══ DATASET CONTENT ══

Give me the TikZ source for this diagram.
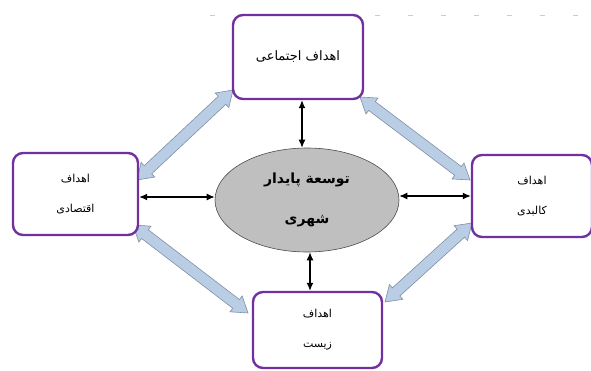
\documentclass[tikz,border=0pt]{standalone}
\usepackage{fontspec}
\newfontfamily\arabicfont[Script=Arabic]{DejaVu Sans}
\TeXXeTstate=1
\usetikzlibrary{calc,arrows.meta,shapes.geometric}
\definecolor{boxpurple}{HTML}{7030A0}
\definecolor{arrowblue}{HTML}{B9CDE5}
\definecolor{arrowedge}{HTML}{7F8FA6}
\definecolor{ellgray}{HTML}{BFBFBF}
\tikzset{
  goalbox/.style={draw=boxpurple, line width=2.4pt, rounded corners=10pt, fill=white,
    align=center, inner sep=0pt, font=\arabicfont\fontsize{11}{30}\selectfont},
  hub/.style={ellipse, draw=black!70, line width=0.6pt, fill=ellgray,
    minimum width=184, minimum height=104, inner sep=0pt, align=center,
    font=\arabicfont\bfseries\fontsize{14}{40}\selectfont},
  bi/.style={{Latex[length=8pt,width=7pt]}-{Latex[length=8pt,width=7pt]}, line width=1.2pt},
  blockarrow/.style={fill=arrowblue, draw=arrowedge, line width=0.6pt, line join=miter},
  artifact/.style={draw=gray!40, line width=0.8pt, dash pattern=on 5pt off 28pt},
}
\newcommand\blockarr[2]{%
  \path[blockarrow] let \p1=($(#2)-(#1)$), \n1={atan2(\y1,\x1)}, \n2={veclen(\x1,\y1)} in
    (#1)
    -- ($(#1)+(\n1:15)+({\n1+90}:10)$)
    -- ($(#1)+(\n1:15)+({\n1+90}:5.5)$)
    -- ($(#1)+(\n1:{\n2-15})+({\n1+90}:5.5)$)
    -- ($(#1)+(\n1:{\n2-15})+({\n1+90}:10)$)
    -- (#2)
    -- ($(#1)+(\n1:{\n2-15})+({\n1-90}:10)$)
    -- ($(#1)+(\n1:{\n2-15})+({\n1-90}:5.5)$)
    -- ($(#1)+(\n1:15)+({\n1-90}:5.5)$)
    -- ($(#1)+(\n1:15)+({\n1-90}:10)$)
    -- cycle;}
\begin{document}
\begin{tikzpicture}[x=1pt,y=1pt]
\useasboundingbox (0,0) rectangle (591,370);
% faint artifact line at top
\coordinate (a1) at (210,355);
\coordinate (a2) at (590,355);
\draw[artifact] (a1) -- (a2);
% block arrow end points
\coordinate (tl1) at (137,190);
\coordinate (tl2) at (233,280);
\coordinate (tr1) at (360,273);
\coordinate (tr2) at (470,190);
\coordinate (bl1) at (133,145);
\coordinate (bl2) at (248,57);
\coordinate (br1) at (385,68);
\coordinate (br2) at (472,147);
\blockarr{tl1}{tl2}
\blockarr{tr1}{tr2}
\blockarr{bl1}{bl2}
\blockarr{br1}{br2}
% nodes
\node[goalbox, minimum width=130, minimum height=84, font=\arabicfont\fontsize{13}{30}\selectfont] (T) at (298,313) {\beginR اهداف اجتماعی\endR};
\node[goalbox, minimum width=125, minimum height=82] (L) at (75.5,176) {\beginR اهداف\endR\\\beginR اقتصادی\endR};
\node[goalbox, minimum width=120, minimum height=82] (R) at (532,174) {\beginR اهداف\endR\\\beginR کالبدی\endR};
\node[goalbox, minimum width=129, minimum height=76] (B) at (317.5,40) {\beginR اهداف\endR\\\beginR زیست\endR};
\node[hub] (E) at (307,170) {\beginR توسعة پایدار\endR\\\beginR شهری\endR};
% black double arrows
\draw[bi] ([xshift=4]T.south) -- ([xshift=-5]E.north);
\draw[bi] ([xshift=3]E.south) -- ([xshift=-7.5]B.north);
\draw[bi] ([yshift=-3]L.east) -- ([yshift=3]E.west);
\draw[bi] ([yshift=4]E.east) -- (R.west);
\end{tikzpicture}
\end{document}
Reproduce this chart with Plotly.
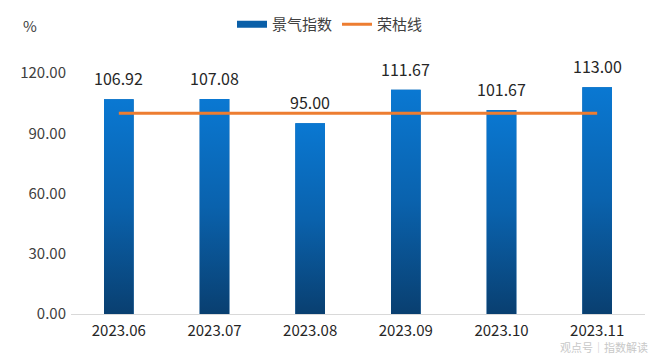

═══

**EXERCISE INSTRUCTIONS**
Reproduce the data word for word, excluding its pictures.

**SOLUTION TO THE PROBLEM**
Give me the TikZ source for this diagram.
\documentclass[tikz,border=0pt]{standalone}
\usepackage{fontspec}
\newfontfamily\arabicfont[Script=Arabic]{DejaVu Sans}
\TeXXeTstate=1
\usetikzlibrary{calc,arrows.meta,shapes.geometric}
\definecolor{boxpurple}{HTML}{7030A0}
\definecolor{arrowblue}{HTML}{B9CDE5}
\definecolor{arrowedge}{HTML}{7F8FA6}
\definecolor{ellgray}{HTML}{BFBFBF}
\tikzset{
  goalbox/.style={draw=boxpurple, line width=2.4pt, rounded corners=10pt, fill=white,
    align=center, inner sep=0pt, font=\arabicfont\fontsize{11}{30}\selectfont},
  hub/.style={ellipse, draw=black!70, line width=0.6pt, fill=ellgray,
    minimum width=184, minimum height=104, inner sep=0pt, align=center,
    font=\arabicfont\bfseries\fontsize{14}{40}\selectfont},
  bi/.style={{Latex[length=8pt,width=7pt]}-{Latex[length=8pt,width=7pt]}, line width=1.2pt},
  blockarrow/.style={fill=arrowblue, draw=arrowedge, line width=0.6pt, line join=miter},
  artifact/.style={draw=gray!40, line width=0.8pt, dash pattern=on 5pt off 28pt},
}
\newcommand\blockarr[2]{%
  \path[blockarrow] let \p1=($(#2)-(#1)$), \n1={atan2(\y1,\x1)}, \n2={veclen(\x1,\y1)} in
    (#1)
    -- ($(#1)+(\n1:15)+({\n1+90}:10)$)
    -- ($(#1)+(\n1:15)+({\n1+90}:5.5)$)
    -- ($(#1)+(\n1:{\n2-15})+({\n1+90}:5.5)$)
    -- ($(#1)+(\n1:{\n2-15})+({\n1+90}:10)$)
    -- (#2)
    -- ($(#1)+(\n1:{\n2-15})+({\n1-90}:10)$)
    -- ($(#1)+(\n1:{\n2-15})+({\n1-90}:5.5)$)
    -- ($(#1)+(\n1:15)+({\n1-90}:5.5)$)
    -- ($(#1)+(\n1:15)+({\n1-90}:10)$)
    -- cycle;}
\begin{document}
\begin{tikzpicture}[x=1pt,y=1pt]
\useasboundingbox (0,0) rectangle (591,370);
% faint artifact line at top
\coordinate (a1) at (210,355);
\coordinate (a2) at (590,355);
\draw[artifact] (a1) -- (a2);
% block arrow end points
\coordinate (tl1) at (137,190);
\coordinate (tl2) at (233,280);
\coordinate (tr1) at (360,273);
\coordinate (tr2) at (470,190);
\coordinate (bl1) at (133,145);
\coordinate (bl2) at (248,57);
\coordinate (br1) at (385,68);
\coordinate (br2) at (472,147);
\blockarr{tl1}{tl2}
\blockarr{tr1}{tr2}
\blockarr{bl1}{bl2}
\blockarr{br1}{br2}
% nodes
\node[goalbox, minimum width=130, minimum height=84, font=\arabicfont\fontsize{13}{30}\selectfont] (T) at (298,313) {\beginR اهداف اجتماعی\endR};
\node[goalbox, minimum width=125, minimum height=82] (L) at (75.5,176) {\beginR اهداف\endR\\\beginR اقتصادی\endR};
\node[goalbox, minimum width=120, minimum height=82] (R) at (532,174) {\beginR اهداف\endR\\\beginR کالبدی\endR};
\node[goalbox, minimum width=129, minimum height=76] (B) at (317.5,40) {\beginR اهداف\endR\\\beginR زیست\endR};
\node[hub] (E) at (307,170) {\beginR توسعة پایدار\endR\\\beginR شهری\endR};
% black double arrows
\draw[bi] ([xshift=4]T.south) -- ([xshift=-5]E.north);
\draw[bi] ([xshift=3]E.south) -- ([xshift=-7.5]B.north);
\draw[bi] ([yshift=-3]L.east) -- ([yshift=3]E.west);
\draw[bi] ([yshift=4]E.east) -- (R.west);
\end{tikzpicture}
\end{document}
Reproduce this chart with Plotly.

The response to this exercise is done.